Fast forward 14 years, my Engine Company is called to assist on a significant traffic accident with critical patients, parties trapped, and a vehicle on fire.  The initial on-scene report describes a very dynamitic and complicated incident, this is done in a cool, calm and professional manner.   It sounded exactly as if we were participating in a training exercise.  As we arrived and obtained our assignments what I witnessed was pure orchestrated professionalism.  Every firefighter on-scene was operating like a flock of ducks on water.  The fire was extinguished, extrication quickly completed, and all patients transported in under fifteen minutes from dispatch.  I was proud to be a part of and witness this professionalism in action. 

Situations like one described occur every single day in the fire service.  This orchestrated professionalism does not happen by accident.  It occurs because we train for these “events.”  That is right I said “events.”  We are responding to someone else’s emergency not ours.  For us these are planned events that we have trained for.  The minute we make it our emergency is the minute we began to lose our composure and decrease our level of professionalism.  The citizens we serve expect us to come and take care of their emergency and have the knowledge, skill, and ability to mitigate it in a fast, effective, and efficient manner. 

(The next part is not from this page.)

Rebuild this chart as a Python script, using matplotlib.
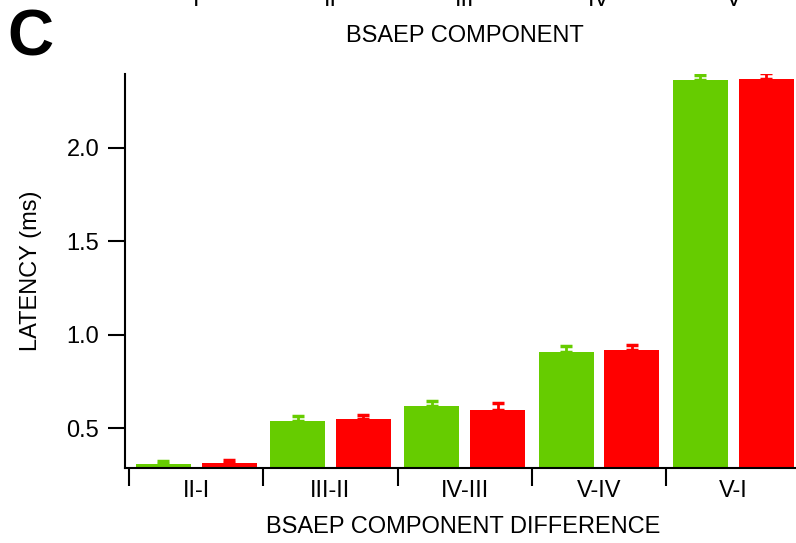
"""
BSAEP interpeak latency bar chart (panel C).

Grouped bars (two groups per component difference) with one-sided
SEM error bars, Arial-style labelling.

Output
------
    out.png
"""

import matplotlib.pyplot as plt
import matplotlib.transforms as mtransforms
import numpy as np

plt.rcParams["font.family"] = ["Liberation Sans", "DejaVu Sans"]

# Interpeak latency differences (ms)
differences = ["II-I", "III-II", "IV-III", "V-IV", "V-I"]
green_mean = [0.307, 0.537, 0.618, 0.907, 2.364]
green_sem = [0.016, 0.027, 0.027, 0.034, 0.025]
red_mean = [0.314, 0.548, 0.596, 0.918, 2.370]
red_sem = [0.014, 0.020, 0.036, 0.028, 0.030]

# Tick labels of the panel above (only the bottom of it shows)
components = ["I", "II", "III", "IV", "V"]

GREEN = "#66CC00"
RED = "#FF0000"
FS = 17

fig = plt.figure(figsize=(7.96, 5.43), dpi=100)
ax = fig.add_axes([0.157, 0.139, 0.8486, 0.7247])

x = np.arange(len(differences))
width = 0.41
offset = 0.245

for xs, mean, sem, color in [
    (x - offset, green_mean, green_sem, GREEN),
    (x + offset, red_mean, red_sem, RED),
]:
    ax.bar(xs, mean, width, color=color, zorder=2)
    ax.errorbar(
        xs, mean, yerr=[np.zeros(len(sem)), sem], fmt="none",
        ecolor=color, elinewidth=2, capsize=4, capthick=2.5, zorder=1,
    )

ax.set_xlim(-0.53, 4.5)
ax.set_ylim(0.2884, 2.396)

# Boundary ticks between groups, labels at group centres
ax.set_xticks(np.arange(-0.5, len(differences), 1.0))
ax.set_xticklabels([])
ax.set_xticks(x, minor=True)
ax.set_xticklabels(differences, minor=True, fontsize=FS)
ax.tick_params(axis="x", which="major", length=13, width=1.5, direction="out")
ax.tick_params(axis="x", which="minor", length=0, pad=9)

ax.set_yticks([0.5, 1.0, 1.5, 2.0])
ax.set_yticklabels(["0.5", "1.0", "1.5", "2.0"], fontsize=FS)
ax.tick_params(axis="y", length=12.5, width=1.5, pad=6)

for side in ["top", "right"]:
    ax.spines[side].set_visible(False)
for side in ["left", "bottom"]:
    ax.spines[side].set_linewidth(1.5)

ax.set_xlabel("BSAEP COMPONENT DIFFERENCE", fontsize=FS, labelpad=10)
ax.set_ylabel("LATENCY (ms)", fontsize=FS, labelpad=18)

# Remnant of the panel above: its tick labels and axis title
trans = mtransforms.blended_transform_factory(ax.transData, fig.transFigure)
for xi, lab in zip(x, components):
    ax.text(xi, 0.989, lab, transform=trans, ha="center", va="baseline",
            fontsize=FS, clip_on=False)
ax.text(2, 0.9227, "BSAEP COMPONENT", transform=trans, ha="center",
        va="baseline", fontsize=FS, clip_on=False)

# Panel letter
fig.text(0.009, 0.897, "C", fontsize=46, fontweight="bold", ha="left",
         va="baseline")

fig.savefig("out.png", dpi=100)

Ask yourself a couple of questions.  Are you a “Duck on Water” when you are operating at an event?  Have you properly prepared yourself or those around you to handle our citizens’ emergencies?  Aside from ensuring our skills are up to par, we also need time to train our minds on how to maintain our composure when things are moving a mile a minute.  An excellent book by Lt. Colonel Dave Grossman called “On Combat”, describes some excellent techniques to control your psychological responses to stress.  This book speaks a lot to the military and law enforcement environment, but many of the lessons transfer to our profession.

BE SMART out there and keep paddling.